— BEGIN —

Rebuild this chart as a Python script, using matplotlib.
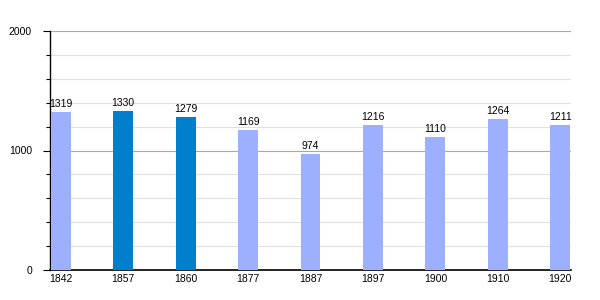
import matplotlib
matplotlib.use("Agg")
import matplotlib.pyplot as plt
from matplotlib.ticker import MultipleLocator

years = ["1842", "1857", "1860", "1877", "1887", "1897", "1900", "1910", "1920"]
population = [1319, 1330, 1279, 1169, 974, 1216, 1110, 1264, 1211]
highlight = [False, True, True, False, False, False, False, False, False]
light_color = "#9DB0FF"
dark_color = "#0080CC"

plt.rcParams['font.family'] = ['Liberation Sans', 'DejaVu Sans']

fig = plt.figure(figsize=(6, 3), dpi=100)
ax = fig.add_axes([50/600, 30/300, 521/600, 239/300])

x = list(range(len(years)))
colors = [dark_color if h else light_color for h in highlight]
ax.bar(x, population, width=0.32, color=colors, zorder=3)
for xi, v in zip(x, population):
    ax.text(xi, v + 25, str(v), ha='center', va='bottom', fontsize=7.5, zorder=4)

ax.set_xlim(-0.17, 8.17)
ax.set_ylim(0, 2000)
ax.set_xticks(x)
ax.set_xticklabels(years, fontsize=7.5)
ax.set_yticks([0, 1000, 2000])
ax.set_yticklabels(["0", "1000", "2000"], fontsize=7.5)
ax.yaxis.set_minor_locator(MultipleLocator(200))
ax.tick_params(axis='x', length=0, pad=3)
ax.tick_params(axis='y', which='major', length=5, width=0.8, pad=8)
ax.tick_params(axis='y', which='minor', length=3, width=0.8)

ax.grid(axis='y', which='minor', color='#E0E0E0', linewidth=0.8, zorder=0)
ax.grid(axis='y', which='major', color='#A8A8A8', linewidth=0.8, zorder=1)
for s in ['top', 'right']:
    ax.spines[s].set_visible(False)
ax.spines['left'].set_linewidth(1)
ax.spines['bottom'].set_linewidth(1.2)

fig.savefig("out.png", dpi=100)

— END —

▶ Work to do: With the pictures left out, restate word for word every line of the data above, from the first down to the line that contains "ax.tick_params(axis='y', which='minor', length=3, width=0.8)".

▶ Answer to the task:
Rebuild this chart as a Python script, using matplotlib.
import matplotlib
matplotlib.use("Agg")
import matplotlib.pyplot as plt
from matplotlib.ticker import MultipleLocator

years = ["1842", "1857", "1860", "1877", "1887", "1897", "1900", "1910", "1920"]
population = [1319, 1330, 1279, 1169, 974, 1216, 1110, 1264, 1211]
highlight = [False, True, True, False, False, False, False, False, False]
light_color = "#9DB0FF"
dark_color = "#0080CC"

plt.rcParams['font.family'] = ['Liberation Sans', 'DejaVu Sans']

fig = plt.figure(figsize=(6, 3), dpi=100)
ax = fig.add_axes([50/600, 30/300, 521/600, 239/300])

x = list(range(len(years)))
colors = [dark_color if h else light_color for h in highlight]
ax.bar(x, population, width=0.32, color=colors, zorder=3)
for xi, v in zip(x, population):
    ax.text(xi, v + 25, str(v), ha='center', va='bottom', fontsize=7.5, zorder=4)

ax.set_xlim(-0.17, 8.17)
ax.set_ylim(0, 2000)
ax.set_xticks(x)
ax.set_xticklabels(years, fontsize=7.5)
ax.set_yticks([0, 1000, 2000])
ax.set_yticklabels(["0", "1000", "2000"], fontsize=7.5)
ax.yaxis.set_minor_locator(MultipleLocator(200))
ax.tick_params(axis='x', length=0, pad=3)
ax.tick_params(axis='y', which='major', length=5, width=0.8, pad=8)
ax.tick_params(axis='y', which='minor', length=3, width=0.8)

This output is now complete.